Greil Marcus, pop critic and cultural analyst, discusses the Dadaism of Donald Trump, why modern stars like Beyoncé don't move him and why he hates Leonard Cohen.

When we first met, that was 1997 in Zurich, you told me that you had written «Lipstick Traces» (his book about Dada, Punk and the Situationists) because you were so disgusted with America under Ronald Reagan. Now you are coming to Zurich to talk about Dada while Donald Trump is being nominated as the presidential candidate for the Republican Party. How does Dada relate to Donald?

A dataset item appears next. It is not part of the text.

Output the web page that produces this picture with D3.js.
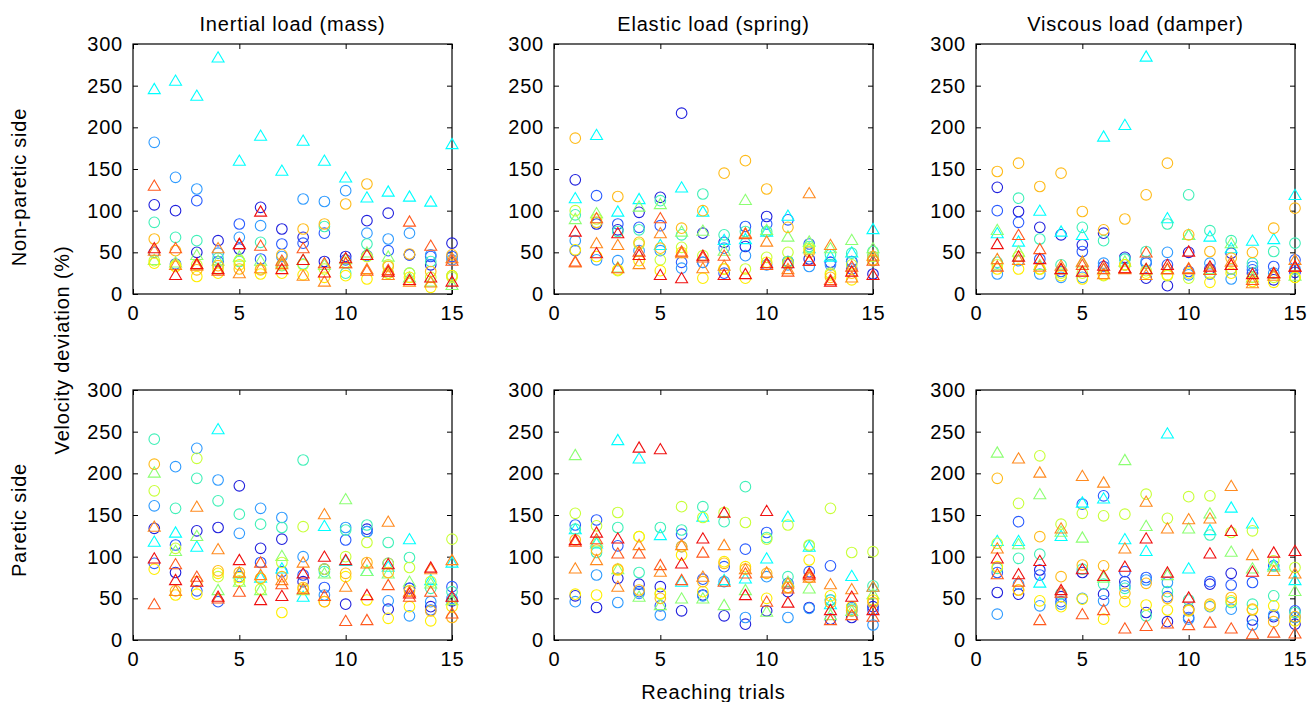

Well, you know, people have often said that one version of Dada before Dada is Alfred Jarry's «Ubu roi». And there has never been, in the history of American politics – and they have been some close calls –, there has never been a political candidate more like Ubu, more taking Jarry's dramatization past itself than Donald Trump. It's almost as if he read the play and said, «This will work! People will go for this!» There's a way in which the Dadaists' mockery of the world, their way of pushing things to the point where even they might get afraid of their own creation is absolutely exploding today. Nobody has ever seen anything like this where it's pure Id and pure Ego: You're the only person that exists. Nothing else is of modest importance. Everything you say is a work of genius. Anyone who questions anything you say is not human. And every time you feel the last line has been crossed this genius of malevolence and absurdity manages to shock you again. And people keep saying, «Well he's going to blow up. He's going to go to far.» And there are a large number of people in the United States today who would be recognized by the original Cabaret Voltaire in Zurich and in the Berlin Dada club. Because they were entranced by the society blowing itself up. And taking its own premises as far as they possibly could be taken and then farther still – to a point when destruction becomes an end in itself, becomes a pleasure.